LLM Guardrails
Overview
This feature introduces a content safety guardrail in the QAnswer LLM pipeline. The integration leverages the Llama Guard 3 model, which is fine-tuned to classify and filter unsafe or harmful content in both user prompts and LLM-generated responses. It supports responsible AI deployment by enforcing security policies based on a predefined set of safety categories.
Configuration
Environment Variables
Variable | Description |
---|---|
QANSWER_LLM_MODEL_NAME_GUARD | Specifies the model used for moderation. Default: the-qa-company/llama3-guard-8b-6bit. |
QANSWER_LLM_GUARDRAIL_DISABLED | Enable or disable the guardrail system. Default: true (disabled). |
Runtime Configuration
Key | Description |
---|---|
disabled | Enables or disables guardrail enforcement |
template | Prompt template used for moderation |
level | Defines enforcement strictness: • warning: Logs unsafe content and allows override • error: Blocks unsafe content completely |
endpoint_url | URL for the guardrail moderation endpoint. |
engine | Model identifier |
api key | API key for authenticating moderation requests. |
In the current configuration, the level is set to warning, which allows users to bypass warnings. This can be changed to error to block unsafe prompts and prevent user overrides.
Model specifications
- Model: Llama Guard 3
- Base: Llama 3.1–8B
- Purpose: Moderates safety of both user prompts and AI-generated content
- Output: Structured classification with risk labels and violated categories
The model is aligned with the MLCommons hazard taxonomy and supports fine-grained classification across multiple safety risks. It is optimized for multilingual environments and LLM features like search or code interpreter access.
Classification Method
The moderation system uses token probability to infer safety. The probability of the first token predicted by the model is interpreted as the score for the “unsafe” class. This score is compared against a defined threshold to determine whether the content is safe or violates policy.
Hazard Taxonomy
Code Category |
---|
S1 Violent Crimes |
S2 Non-Violent Crimes |
S3 Sex-Related Crimes |
S4 Child Sexual Exploitation |
S5 Defamation |
S6 Specialized Advice |
S7 Privacy |
S8 Intellectual Property |
S9 Indiscriminate Weapons |
S10 Hate |
S11 Suicide & Self-Harm |
S12 Sexual Content |
S13 Elections |
S14 Code Interpreter Abuse |
Supported Languages
Llama Guard 3 supports moderation in the following languages:
- English
- French
- German
- Hindi
- Italian
- Portuguese
- Spanish
- Thai
Runtime Behavior
When enabled, the guardrail processes every incoming user prompt and system-generated response. Based on the safety level configuration:
- If content is safe, it proceeds normally.
- If content is unsafe:
- In warning mode, a warning dialog is shown, but the user may choose to proceed.
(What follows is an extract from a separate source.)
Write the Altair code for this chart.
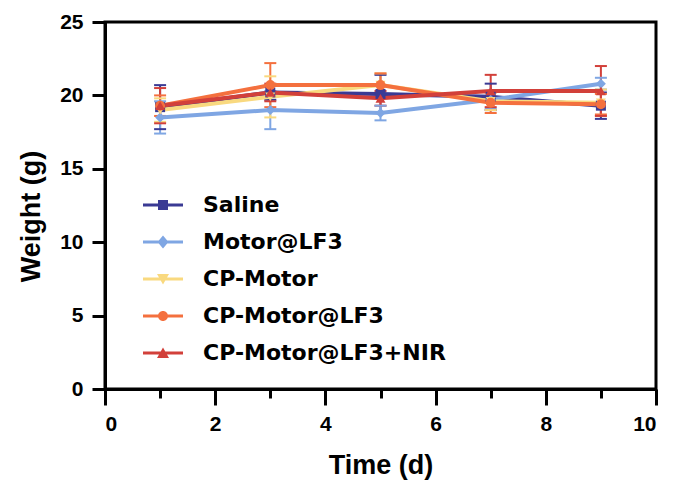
import altair as alt
import pandas as pd

# ---- data ----
days = [1, 3, 5, 7, 9]
series_names = ["Saline", "Motor@LF3", "CP-Motor", "CP-Motor@LF3", "CP-Motor@LF3+NIR"]
saline_mean = [19.2, 20.2, 20.1, 19.9, 19.3]
saline_err = [1.5, 0.5, 1.3, 0.9, 0.9]
motor_mean = [18.5, 19.0, 18.8, 19.7, 20.8]
motor_err = [1.1, 1.3, 0.5, 0.6, 0.4]
cpmotor_mean = [19.0, 19.9, 20.7, 19.6, 19.5]
cpmotor_err = [0.8, 1.4, 0.8, 0.6, 0.9]
cplf3_mean = [19.3, 20.7, 20.7, 19.5, 19.4]
cplf3_err = [0.7, 1.5, 0.8, 0.7, 0.7]
nir_mean = [19.3, 20.2, 19.8, 20.3, 20.3]
nir_err = [1.2, 0.6, 0.5, 1.1, 1.7]

x_ticks = [0, 1, 2, 3, 4, 5, 6, 7, 8, 9, 10]
y_ticks = [0, 2.5, 5, 7.5, 10, 12.5, 15, 17.5, 20, 22.5, 25]

colors = ["#3a3a94", "#7fa6e3", "#f9d97f", "#f4703e", "#d2403a"]
shapes = ["square", "diamond", "triangle-down", "circle", "triangle-up"]

means = [saline_mean, motor_mean, cpmotor_mean, cplf3_mean, nir_mean]
errs = [saline_err, motor_err, cpmotor_err, cplf3_err, nir_err]

rows = []
for k, name in enumerate(series_names):
    for d, m, e in zip(days, means[k], errs[k]):
        rows.append({"series": name, "day": d, "mean": m, "lo": m - e, "hi": m + e})
df = pd.DataFrame(rows)

# legend symbols: a line segment with the marker on it
line_part = "M-4,-0.32 L4,-0.32 L4,0.32 L-4,0.32 Z "
legend_paths = {
    "Saline": line_part + "M-1,-1 L1,-1 L1,1 L-1,1 Z",
    "Motor@LF3": line_part + "M0,-1.3 L1.1,0 L0,1.3 L-1.1,0 Z",
    "CP-Motor": line_part + "M-1.2,-1 L1.2,-1 L0,1.1 Z",
    "CP-Motor@LF3": line_part + "M-1,0 A1,1 0 1,1 1,0 A1,1 0 1,1 -1,0 Z",
    "CP-Motor@LF3+NIR": line_part + "M0,-1.1 L1.2,1 L-1.2,1 Z",
}
expr = ""
for name in series_names[:-1]:
    expr += "datum.value == '%s' ? '%s' : " % (name, legend_paths[name])
expr += "'%s'" % legend_paths[series_names[-1]]

font = "Liberation Sans"

x_enc = alt.X("day:Q", scale=alt.Scale(domain=[0, 10], nice=False),
              axis=alt.Axis(values=x_ticks, title="Time (d)",
                            labelExpr="datum.value % 2 == 0 ? datum.label : ''",
                            tickSize={"condition": {"test": "datum.value % 2 != 0", "value": 9}, "value": 16},
                            labelPadding=8, titlePadding=18, labelOverlap=False))
y_axis = alt.Axis(values=y_ticks, title="Weight (g)",
                  labelExpr="datum.value % 5 == 0 ? datum.label : ''",
                  tickSize={"condition": {"test": "datum.value % 5 != 0", "value": 8}, "value": 13},
                  labelPadding=9, titlePadding=14, labelOverlap=False, titleY=194)
y_scale = alt.Scale(domain=[0, 25], nice=False)
color_scale = alt.Scale(domain=series_names, range=colors)
color_plain = alt.Color("series:N", scale=color_scale)

base = alt.Chart(df)

# invisible layer that carries the legend
legend_layer = base.mark_point(filled=True, size=100, opacity=0).encode(
    x=x_enc,
    y=alt.Y("mean:Q", scale=y_scale, axis=y_axis),
    color=alt.Color("series:N", scale=color_scale, sort=series_names,
                    legend=alt.Legend(title=None, orient="none", legendX=47, legendY=172,
                                      symbolType={"expr": expr}, symbolSize=100,
                                      symbolStrokeWidth=0, symbolOpacity=1,
                                      labelFont="DejaVu Sans", labelFontSize=22,
                                      labelFontWeight="bold", labelColor="black",
                                      labelOffset=29, rowPadding=15, padding=0,
                                      labelLimit=400)),
)
rules = base.mark_rule(strokeWidth=2, opacity=1).encode(
    x="day:Q", y=alt.Y("lo:Q", scale=y_scale), y2="hi:Q", color=color_plain,
)
cap_lo = base.mark_tick(orient="horizontal", size=12, thickness=2, opacity=1).encode(
    x="day:Q", y=alt.Y("lo:Q", scale=y_scale), color=color_plain,
)
cap_hi = base.mark_tick(orient="horizontal", size=12, thickness=2, opacity=1).encode(
    x="day:Q", y=alt.Y("hi:Q", scale=y_scale), color=color_plain,
)
lines = base.mark_line(strokeWidth=4, opacity=1).encode(
    x="day:Q", y=alt.Y("mean:Q", scale=y_scale), color=color_plain, order="day:Q",
)
point_layers = []
for name, shp in zip(series_names, shapes):
    point_layers.append(
        base.transform_filter(alt.datum.series == name)
        .mark_point(filled=True, size=100, opacity=1, shape=shp)
        .encode(x="day:Q", y=alt.Y("mean:Q", scale=y_scale), color=color_plain)
    )

chart = alt.layer(legend_layer, rules, cap_lo, cap_hi, lines, *point_layers).properties(
    width=551, height=367,
    autosize=alt.AutoSizeParams(type="none"),
    padding={"left": 105, "top": 22, "right": 19, "bottom": 100},
).configure_view(
    stroke="black", strokeWidth=3
).configure_axis(
    grid=False, domainColor="black", domainWidth=3, tickColor="black", tickWidth=3,
    labelFont=font, labelFontWeight="bold", labelFontSize=21, labelColor="black",
    titleFont=font, titleFontWeight="bold", titleFontSize=27, titleColor="black",
)

chart.save("out.html", embed_options={"renderer": "svg", "actions": False})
- In error mode, the action is blocked and cannot be overridden.
This enforcement flexibility allows teams to choose between logging, soft gating, and strict compliance.
Guardrail Enforcement: User Interaction Flow
When a violation is detected, the user is notified via a modal interface. This ensures transparency while enforcing safety controls.
Violation Modal Interface
Example 1: Violation of a Single Category
Scenario :
- The input is flagged under the category Indiscriminate Weapons.
- The modal displays two options:
- Cancel: Aborts the request.
- Send Anyway: Allows the user to continue despite the violation (only available in warning mode).
Example 2: Violation of Multiple Categories
Scenario :
- The input matches multiple categories such as Violent Crimes and Indiscriminate Weapons.
- The modal clearly lists each violation and offers the same options as above if configured in warning mode.
Enforcement Mode Behavior
Level | Behavior |
---|---|
warning | User is shown the violation modal and can choose to proceed. This mode is typically used for monitoring or soft enforcement |
error | The modal is still shown, but no override option is presented. The unsafe content is blocked. |
Summary of flow
- User submits a query in the chatbot.
- Guardrail model evaluates the prompt or response.
- If unsafe:
- A violation modal appears showing the violated categories.
- In warning mode: user can override.
- In error mode: action is blocked.
- All interactions can be logged for compliance and auditing.